This will come as news to the many people who enjoyed the area before the bulldozers came in. For example, the Eastway Cycle Circuit – a 1 mile public cycle circuit, built in the 1970s, and set in parklands, now replaced by the Velodrome. Does this look like a wasteland to you?
Then there were the Manor Gardens Allotments. Established for over a hundred years, with some of the allotments passed down through families, Manor Gardens consisted 81 allotment plots over 4.5 acres of land, used by ordinary people to grow their own produce. This was not a muddy patch of ground with some caulies growing in them; Manor Gardens had mature (and fruiting) olive trees, grape vines, and a thriving gardening community.

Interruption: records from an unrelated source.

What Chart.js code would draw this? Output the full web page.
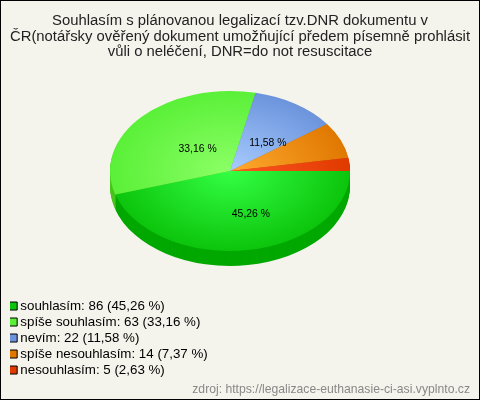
<!DOCTYPE html>
<html><head><meta charset="utf-8">
<style>html,body{margin:0;padding:0;background:#f5f4ec}canvas{display:block}</style>
<script src="https://cdn.jsdelivr.net/npm/chart.js@4"></script></head>
<body><canvas id="c" width="480" height="400"></canvas>
<script>
const titleLines=["Souhlasím s plánovanou legalizací tzv.DNR dokumentu v","ČR(notářsky ověřený dokument umožňující předem písemně prohlásit","vůli o neléčení, DNR=do not resuscitace"];
const categories=["souhlasím","spíše souhlasím","nevím","spíše nesouhlasím","nesouhlasím"];
const counts=[86,63,22,14,5];
const percents=["45,26","33,16","11,58","7,37","2,63"];
const innerColors=["#33ff44","#8cff66","#a8ccff","#ffaa30","#ff5522"];
const rimColors=["#0cc40c","#5af038","#6c94dc","#e07800","#e03a00"];
const sideColors=["#00a800","#48c41c","#5a80c0","#b86000","#b82e00"];
const source="zdroj: https://legalizace-euthanasie-ci-asi.vyplnto.cz";
const labelNudges=[[12,3.5],[11.7,5],[5,5.5],null,null];
const PIE={cx:230,cy:171,rx:120,ry:80,depth:15};
function applyPie(ctx,arc,dy){
  const R=arc.outerRadius;
  ctx.translate(PIE.cx,PIE.cy+dy);
  ctx.scale(PIE.rx/R,PIE.ry/R);
  ctx.translate(-arc.x,-arc.y);
}
const pie3d={id:'pie3d',
  beforeDraw(chart){
    const c=chart.ctx;c.save();
    c.fillStyle='#f5f4ec';c.fillRect(0,0,480,400);
    c.strokeStyle='#000';c.lineWidth=1;c.strokeRect(.5,.5,479,399);
    c.restore();
  },
  beforeDatasetsDraw(chart){
    const c=chart.ctx,arcs=chart.getDatasetMeta(0).data;
    for(let d=PIE.depth;d>=1;d--){
      arcs.forEach((arc,i)=>{
        c.save();applyPie(c,arc,d);
        const o=arc.options,bg=o.backgroundColor;
        o.backgroundColor=sideColors[i];
        arc.draw(c);
        o.backgroundColor=bg;
        c.restore();
      });
    }
    c.save();applyPie(c,arcs[0],0);
  },
  afterDatasetsDraw(chart){
    const c=chart.ctx,arcs=chart.getDatasetMeta(0).data;
    c.restore();
    c.save();
    c.font='10.4px "Liberation Sans"';c.fillStyle='#000';c.textAlign='center';c.textBaseline='middle';
    arcs.forEach((arc,i)=>{
      const n=labelNudges[i];if(!n)return;
      const mid=(arc.startAngle+arc.endAngle)/2;
      c.fillText(percents[i]+" %",PIE.cx+PIE.rx*.5*Math.cos(mid)+n[0],PIE.cy+PIE.ry*.5*Math.sin(mid)+n[1]);
    });
    c.restore();
  }
};
new Chart(document.getElementById('c'),{
  type:'pie',
  data:{labels:categories,datasets:[{
    data:counts,clip:false,borderWidth:0,
    backgroundColor(ctx){
      const a=ctx.chart.chartArea,i=ctx.dataIndex;
      if(!a)return rimColors[i];
      const x=(a.left+a.right)/2,y=(a.top+a.bottom)/2,r=Math.min(a.right-a.left,a.bottom-a.top)/2;
      const g=ctx.chart.ctx.createRadialGradient(x,y,0,x,y,r);
      g.addColorStop(0,innerColors[i]);g.addColorStop(1,rimColors[i]);
      return g;
    }
  }]},
  plugins:[pie3d],
  options:{
    responsive:false,animation:false,rotation:90,
    events:[],
    layout:{padding:{left:10,right:10,top:0,bottom:0}},
    plugins:{
      tooltip:{enabled:false},
      title:{display:true,text:titleLines,color:'#222',font:{family:'"Liberation Sans"',size:14.85,weight:'normal',lineHeight:1.06},padding:{top:13,bottom:9}},
      subtitle:{display:true,position:'bottom',align:'end',text:source,color:'#888',font:{family:'"Liberation Sans"',size:12.2,weight:'normal'},padding:{top:3,bottom:3}},
      legend:{position:'left',align:'end',fullSize:false,labels:{
        usePointStyle:true,pointStyle:'rect',boxWidth:1,boxHeight:8,padding:2.67,color:'#333',
        font:{family:'"Liberation Sans"',size:13.33},
        generateLabels(){return categories.map((n,i)=>({text:`${n}: ${counts[i]} (${percents[i]} %)`,fillStyle:rimColors[i],strokeStyle:'#000',lineWidth:1,pointStyle:'rect',index:i}));}
      }}
    }
  }
});
</script></body></html>
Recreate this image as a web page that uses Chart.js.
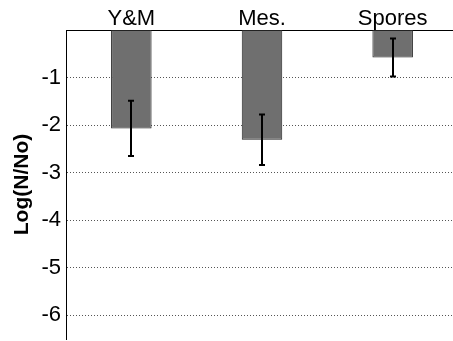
<!DOCTYPE html>
<html>
<head>
<meta charset="utf-8">
<script src="https://cdn.jsdelivr.net/npm/chart.js@4/dist/chart.umd.min.js"></script>
<style>
  html, body { margin: 0; padding: 0; background: #fff; overflow: hidden; }
  canvas { display: block; }
</style>
</head>
<body>
<canvas id="chartCanvas" width="458" height="341"></canvas>
<script>
    var categories = ["Y&M", "Mes.", "Spores"];
    var logValues = [-2.07, -2.31, -0.58];
    var errValues = [0.58, 0.53, 0.40];
    var yTicks = [-1, -2, -3, -4, -5, -6];

    var fontFamily = "'Liberation Sans', Arial, sans-serif";

    // error bars drawn through the y scale
    var errorBars = {
        id: 'errorBars',
        afterDatasetsDraw: function(chart) {
            var ctx = chart.ctx;
            var yScale = chart.scales.y;
            var meta = chart.getDatasetMeta(0);
            ctx.save();
            ctx.strokeStyle = '#000';
            ctx.lineWidth = 2;
            meta.data.forEach(function(bar, i) {
                var top = yScale.getPixelForValue(logValues[i] + errValues[i]);
                var bottom = yScale.getPixelForValue(logValues[i] - errValues[i]);
                var x = Math.round(bar.x);
                ctx.beginPath();
                ctx.moveTo(x, top);
                ctx.lineTo(x, bottom);
                ctx.moveTo(x - 3, top);
                ctx.lineTo(x + 3, top);
                ctx.moveTo(x - 3, bottom);
                ctx.lineTo(x + 3, bottom);
                ctx.stroke();
            });
            ctx.restore();
        }
    };

    var chartData = {
        labels: categories,
        datasets: [{
            data: logValues,
            backgroundColor: '#6f6f6f',
            borderColor: '#222',
            borderWidth: 1,
            borderSkipped: false,
            barPercentage: 0.31,
            categoryPercentage: 1
        }]
    };

    var chartOptions = {
        responsive: false,
        animation: false,
        layout: { padding: { top: 0, right: 0, bottom: 2, left: 0 } },
        plugins: { legend: { display: false }, tooltip: { enabled: false } },
        scales: {
            x: {
                position: 'top',
                grid: { display: false, drawTicks: false },
                border: { display: true, color: '#000', width: 1 },
                ticks: {
                    color: '#000',
                    padding: -2,
                    maxRotation: 0,
                    font: { family: fontFamily, size: 22 }
                },
                afterFit: function(scale) { scale.height = 30; }
            },
            y: {
                min: -6.5,
                max: 0,
                afterBuildTicks: function(scale) {
                    scale.ticks = yTicks.slice().reverse().map(function(v) { return { value: v }; });
                },
                grid: {
                    drawTicks: false,
                    color: '#555',
                    lineWidth: 1
                },
                border: { display: true, color: '#000', width: 1, dash: [1, 2] },
                ticks: {
                    color: '#000',
                    padding: 5,
                    font: { family: fontFamily, size: 22 }
                },
                title: {
                    display: true,
                    text: 'Log(N/No)',
                    color: '#000',
                    padding: { top: 10, bottom: 0 },
                    font: { family: fontFamily, size: 21, weight: 'bold' }
                },
                afterFit: function(scale) {
                    scale.width = 66;
                    scale.paddingTop = 0;
                    scale.paddingBottom = 0;
                }
            }
        }
    };

    var ctx = document.getElementById("chartCanvas").getContext("2d");
    window.myBar = new Chart(ctx, {
        type: 'bar',
        data: chartData,
        options: chartOptions,
        plugins: [errorBars]
    });
</script>
</body>
</html>
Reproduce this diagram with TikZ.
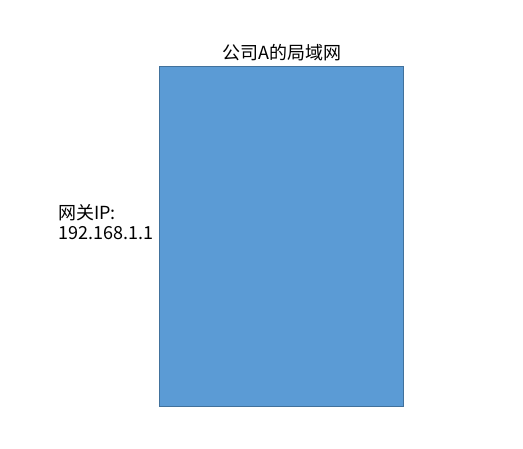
\documentclass[tikz,border=0pt]{standalone}
\usepackage{fontspec}
\setmainfont{Noto Sans CJK SC}
\usetikzlibrary{positioning}
\definecolor{lanblue}{HTML}{5B9BD5}
\definecolor{lanedge}{HTML}{41719C}
\begin{document}
\begin{tikzpicture}[x=1pt, y=1pt, every node/.style={font=\fontsize{18}{20}\selectfont, inner sep=0pt}]
	\useasboundingbox (0,0) rectangle (523,449);

	% the LAN as one big box
	\node[draw=lanedge, line width=1.2pt, fill=lanblue, minimum width=244pt, minimum height=340pt, anchor=south west] (lan) at (159,42) {};
	\node[above=5pt of lan.north] (title) {公司A的局域网};

	% gateway address
	\node[align=left, anchor=west] (gw) at (58,227) {网关IP:\\192.168.1.1};

\end{tikzpicture}
\end{document}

Despite protest from the allotment owners and local communities, the occupiers were evicted and the allotments bulldozed in 2007. The occupants have since been offered a variety of sites, all temporary. After much debate, including discussion in Parliament, it has been grudgingly acknowledged that the site will be returned to allotments after the Olympics. Of course, the community will have become fragmented by then, and they will be starting from scratch, with decades of hard work destroyed.

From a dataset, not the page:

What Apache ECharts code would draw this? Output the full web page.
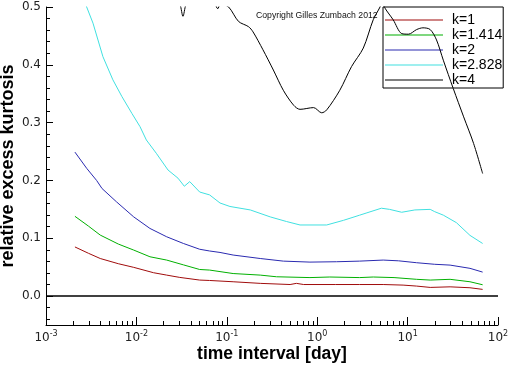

But surely this was done for a good reason? The allotments were in the way of one of the venues? No. They were bulldozed to make way for a large grassy bank and a footpath between the venues.
In addition to the above examples, the whole area provided valuable habitat for wildlife, including birds, butterflies, newts and voles. Not to mention bees.
Perhaps we needed to move forward. Perhaps development of the area is going to provide new opportunities and facilities in the area. Perhaps. But don’t say it was a “barren wasteland” before the Olympics came, because that is just a lie.